The super profits turning up at renewable generators aren’t just about free markets. They are also the result of a failing government intervention into the market, the Renewables Obligation. This provides about £6 billion of additional profits – above the super profits that high wholesale markets are delivering. Neither Ofgem nor the government has made any attempt to reduce that subsidy. Incidentally this is the same amount of money we’ve been arguing for as additional support for low-income homes for next winter (£600 for approximately 10 million households).

Ofgem’s attempt to control profits in the retail sector has actually cost consumers money during the current crisis – not just because of the costs now being carried by all consumers for the large number of failures and the unhedged positions of many suppliers that did not fail.
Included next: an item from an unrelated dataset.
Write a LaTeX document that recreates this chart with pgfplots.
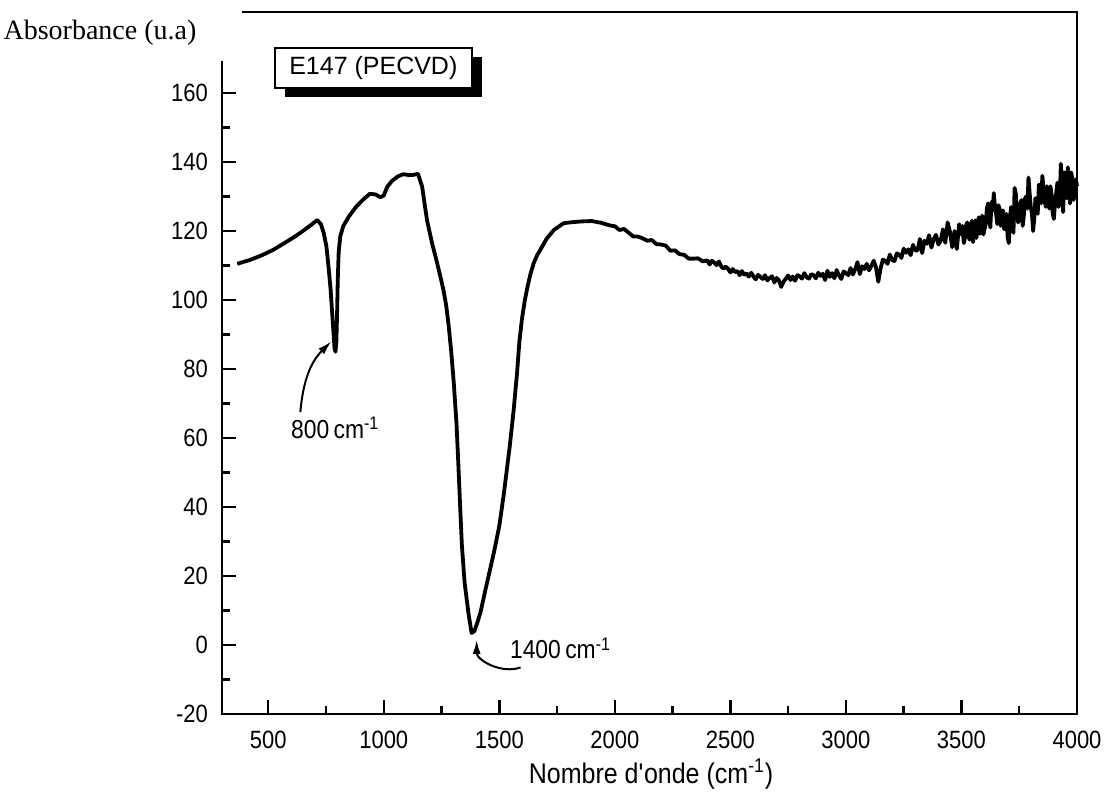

It should be immediately obvious that Ofgem cannot control the profit level of a retailing business to within 1.9%. The residual risk from the wholesale market prices, even after hedging, is greater than that, and the risk resulting from the weather is several times that level. Every degree difference from the seasonal norm results in a 5% change in gas demand alone, and since most days are either warmer or colder than the average it’s clear this is not a risk that can be managed that closely.

The consequence of this is that the hedging strategy of a supplier must follow the hedging strategy assumed in the price cap mechanism, which at the start of the crisis was six months and has now been reduced to three. Prior to price capping being introduced, we had a hedging horizon of up to two years at Utilita – a strategy that would have seen us comfortably through the worst of the crisis without having to pass on large price increases to our customers.
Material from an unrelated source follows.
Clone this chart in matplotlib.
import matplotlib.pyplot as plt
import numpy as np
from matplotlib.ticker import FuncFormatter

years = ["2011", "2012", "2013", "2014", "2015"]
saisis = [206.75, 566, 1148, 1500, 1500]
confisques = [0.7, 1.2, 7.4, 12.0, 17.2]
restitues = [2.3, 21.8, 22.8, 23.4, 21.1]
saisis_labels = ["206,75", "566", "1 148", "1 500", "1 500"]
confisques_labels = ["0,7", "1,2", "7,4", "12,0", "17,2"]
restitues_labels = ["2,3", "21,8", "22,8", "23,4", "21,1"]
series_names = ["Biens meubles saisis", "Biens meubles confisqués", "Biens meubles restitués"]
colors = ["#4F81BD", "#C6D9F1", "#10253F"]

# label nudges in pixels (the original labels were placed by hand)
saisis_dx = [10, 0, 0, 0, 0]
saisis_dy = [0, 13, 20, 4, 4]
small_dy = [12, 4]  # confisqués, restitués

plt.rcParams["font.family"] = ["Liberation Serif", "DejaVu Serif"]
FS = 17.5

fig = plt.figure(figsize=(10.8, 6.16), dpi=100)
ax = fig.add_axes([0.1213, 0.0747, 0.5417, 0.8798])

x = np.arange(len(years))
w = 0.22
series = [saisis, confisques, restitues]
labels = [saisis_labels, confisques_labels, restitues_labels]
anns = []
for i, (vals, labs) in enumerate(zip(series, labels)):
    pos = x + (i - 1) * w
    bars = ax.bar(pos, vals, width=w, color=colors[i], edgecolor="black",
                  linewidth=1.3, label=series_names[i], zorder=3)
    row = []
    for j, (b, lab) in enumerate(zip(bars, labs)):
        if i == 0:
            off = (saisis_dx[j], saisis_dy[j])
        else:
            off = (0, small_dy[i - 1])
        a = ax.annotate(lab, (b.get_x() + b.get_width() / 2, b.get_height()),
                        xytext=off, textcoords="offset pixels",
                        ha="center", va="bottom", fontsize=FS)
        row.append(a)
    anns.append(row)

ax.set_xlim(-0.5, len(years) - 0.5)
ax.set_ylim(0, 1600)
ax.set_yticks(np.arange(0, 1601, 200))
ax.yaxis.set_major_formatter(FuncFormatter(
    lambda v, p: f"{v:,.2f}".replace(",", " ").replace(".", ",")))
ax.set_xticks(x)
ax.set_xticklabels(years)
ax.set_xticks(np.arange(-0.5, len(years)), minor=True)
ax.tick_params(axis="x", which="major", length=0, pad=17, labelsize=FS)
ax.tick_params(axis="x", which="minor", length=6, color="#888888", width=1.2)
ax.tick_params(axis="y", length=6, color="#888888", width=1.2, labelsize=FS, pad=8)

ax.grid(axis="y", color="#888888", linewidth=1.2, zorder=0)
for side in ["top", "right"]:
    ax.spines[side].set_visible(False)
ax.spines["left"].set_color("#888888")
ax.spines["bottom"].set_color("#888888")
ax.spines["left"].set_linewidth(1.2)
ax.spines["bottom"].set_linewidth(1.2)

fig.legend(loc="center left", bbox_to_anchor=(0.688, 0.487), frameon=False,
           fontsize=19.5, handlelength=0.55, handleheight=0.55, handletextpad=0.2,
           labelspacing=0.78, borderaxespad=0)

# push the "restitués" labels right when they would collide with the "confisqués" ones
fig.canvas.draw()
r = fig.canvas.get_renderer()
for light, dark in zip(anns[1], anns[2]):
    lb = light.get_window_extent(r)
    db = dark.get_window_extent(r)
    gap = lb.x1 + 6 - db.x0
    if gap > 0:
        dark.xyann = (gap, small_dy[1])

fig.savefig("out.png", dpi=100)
The longer-term impact of Ofgem’s retail profit capping mechanism is also going to result in adverse outcomes for consumers because it will starve investment and innovation in the retail sector and ultimately squeeze out specialist retailing operations. Consequently, it will limit competition to those vertically integrated large companies – the ones who are making super-profits upstream.

Nominally the equation that Ofgem uses to set the price cap does indeed contain an allowance for profit, and they have suggested increasing that amount from 1.9% to 2.4%. But it is a complex equation, and the reality is that errors elsewhere have resulted in retailers showing losses of 3% or more for retailing activity ever since price capping was introduced in 2019. Ofgem has been fully aware of this but has made the situation worse by adding to the cost of operating a retailing business since it introduced price capping.

Ofgem is not going to solve the problem of high residential energy costs by constantly attacking retail operations. Fundamentally it can only do that by addressing the well-documented failings that markets often have – poor information, lack of capital, and the difficulty to factor time into consumer decisions – which explain why all consumers would be better off investing in more efficient houses and appliances than buying too much energy. This means taking action on product and building standards.

In the shorter term the best it can do is to start unwinding the many unhelpful interventions that are preventing the market from working as well as it should.